SUPPLIED MATERIAL:
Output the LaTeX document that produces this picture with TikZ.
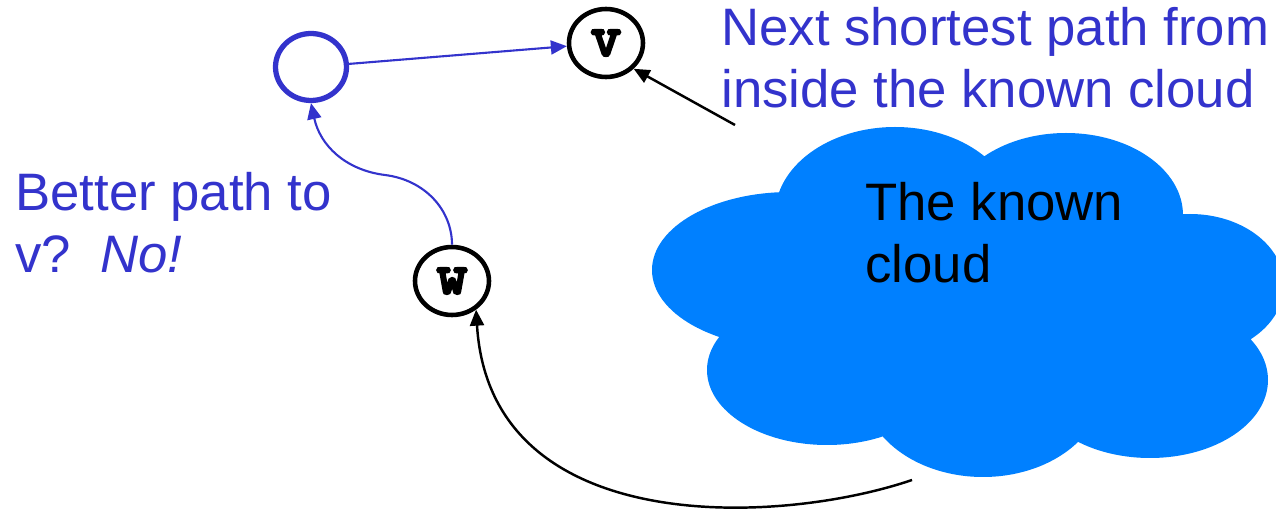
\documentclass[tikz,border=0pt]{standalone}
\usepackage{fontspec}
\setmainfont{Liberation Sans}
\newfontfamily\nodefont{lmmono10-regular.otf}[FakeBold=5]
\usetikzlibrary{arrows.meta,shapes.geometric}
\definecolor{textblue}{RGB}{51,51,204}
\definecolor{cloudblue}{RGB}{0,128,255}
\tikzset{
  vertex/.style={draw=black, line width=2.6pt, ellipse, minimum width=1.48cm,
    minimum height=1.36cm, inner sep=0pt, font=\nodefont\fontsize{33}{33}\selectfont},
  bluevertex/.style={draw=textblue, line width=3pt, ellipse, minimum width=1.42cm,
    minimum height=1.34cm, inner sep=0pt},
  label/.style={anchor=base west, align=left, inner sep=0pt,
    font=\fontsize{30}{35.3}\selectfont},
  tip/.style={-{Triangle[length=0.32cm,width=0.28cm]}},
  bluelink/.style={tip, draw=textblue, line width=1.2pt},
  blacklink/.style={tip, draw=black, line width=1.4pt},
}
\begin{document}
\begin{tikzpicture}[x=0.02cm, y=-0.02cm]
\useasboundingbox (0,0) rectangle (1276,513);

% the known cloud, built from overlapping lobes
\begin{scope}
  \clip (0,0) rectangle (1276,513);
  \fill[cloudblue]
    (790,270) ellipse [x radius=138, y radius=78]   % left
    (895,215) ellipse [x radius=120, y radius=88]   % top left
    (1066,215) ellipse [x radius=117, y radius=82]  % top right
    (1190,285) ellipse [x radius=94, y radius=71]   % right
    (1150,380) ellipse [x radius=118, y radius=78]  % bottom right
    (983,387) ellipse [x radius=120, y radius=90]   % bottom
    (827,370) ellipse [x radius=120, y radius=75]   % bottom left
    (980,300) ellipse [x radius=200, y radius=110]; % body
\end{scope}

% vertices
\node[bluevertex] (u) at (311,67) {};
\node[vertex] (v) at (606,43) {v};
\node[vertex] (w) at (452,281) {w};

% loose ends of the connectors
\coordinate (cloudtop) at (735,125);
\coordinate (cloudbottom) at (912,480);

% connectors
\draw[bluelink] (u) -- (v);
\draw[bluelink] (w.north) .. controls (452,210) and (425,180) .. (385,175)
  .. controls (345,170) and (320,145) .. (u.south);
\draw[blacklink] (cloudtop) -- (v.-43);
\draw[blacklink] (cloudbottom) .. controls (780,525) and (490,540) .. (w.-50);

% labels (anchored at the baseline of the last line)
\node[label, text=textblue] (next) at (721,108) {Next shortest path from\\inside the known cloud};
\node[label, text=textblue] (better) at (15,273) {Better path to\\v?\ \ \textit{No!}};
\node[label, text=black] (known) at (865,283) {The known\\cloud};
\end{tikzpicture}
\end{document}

YOUR TASK: Pictures stay out. Repeat only the lines from the beginning of the data through the line that has "(cloudbottom) at (912,480);".

OUTPUT BELOW:
Output the LaTeX document that produces this picture with TikZ.
\documentclass[tikz,border=0pt]{standalone}
\usepackage{fontspec}
\setmainfont{Liberation Sans}
\newfontfamily\nodefont{lmmono10-regular.otf}[FakeBold=5]
\usetikzlibrary{arrows.meta,shapes.geometric}
\definecolor{textblue}{RGB}{51,51,204}
\definecolor{cloudblue}{RGB}{0,128,255}
\tikzset{
  vertex/.style={draw=black, line width=2.6pt, ellipse, minimum width=1.48cm,
    minimum height=1.36cm, inner sep=0pt, font=\nodefont\fontsize{33}{33}\selectfont},
  bluevertex/.style={draw=textblue, line width=3pt, ellipse, minimum width=1.42cm,
    minimum height=1.34cm, inner sep=0pt},
  label/.style={anchor=base west, align=left, inner sep=0pt,
    font=\fontsize{30}{35.3}\selectfont},
  tip/.style={-{Triangle[length=0.32cm,width=0.28cm]}},
  bluelink/.style={tip, draw=textblue, line width=1.2pt},
  blacklink/.style={tip, draw=black, line width=1.4pt},
}
\begin{document}
\begin{tikzpicture}[x=0.02cm, y=-0.02cm]
\useasboundingbox (0,0) rectangle (1276,513);

% the known cloud, built from overlapping lobes
\begin{scope}
  \clip (0,0) rectangle (1276,513);
  \fill[cloudblue]
    (790,270) ellipse [x radius=138, y radius=78]   % left
    (895,215) ellipse [x radius=120, y radius=88]   % top left
    (1066,215) ellipse [x radius=117, y radius=82]  % top right
    (1190,285) ellipse [x radius=94, y radius=71]   % right
    (1150,380) ellipse [x radius=118, y radius=78]  % bottom right
    (983,387) ellipse [x radius=120, y radius=90]   % bottom
    (827,370) ellipse [x radius=120, y radius=75]   % bottom left
    (980,300) ellipse [x radius=200, y radius=110]; % body
\end{scope}

% vertices
\node[bluevertex] (u) at (311,67) {};
\node[vertex] (v) at (606,43) {v};
\node[vertex] (w) at (452,281) {w};

% loose ends of the connectors
\coordinate (cloudtop) at (735,125);
\coordinate (cloudbottom) at (912,480);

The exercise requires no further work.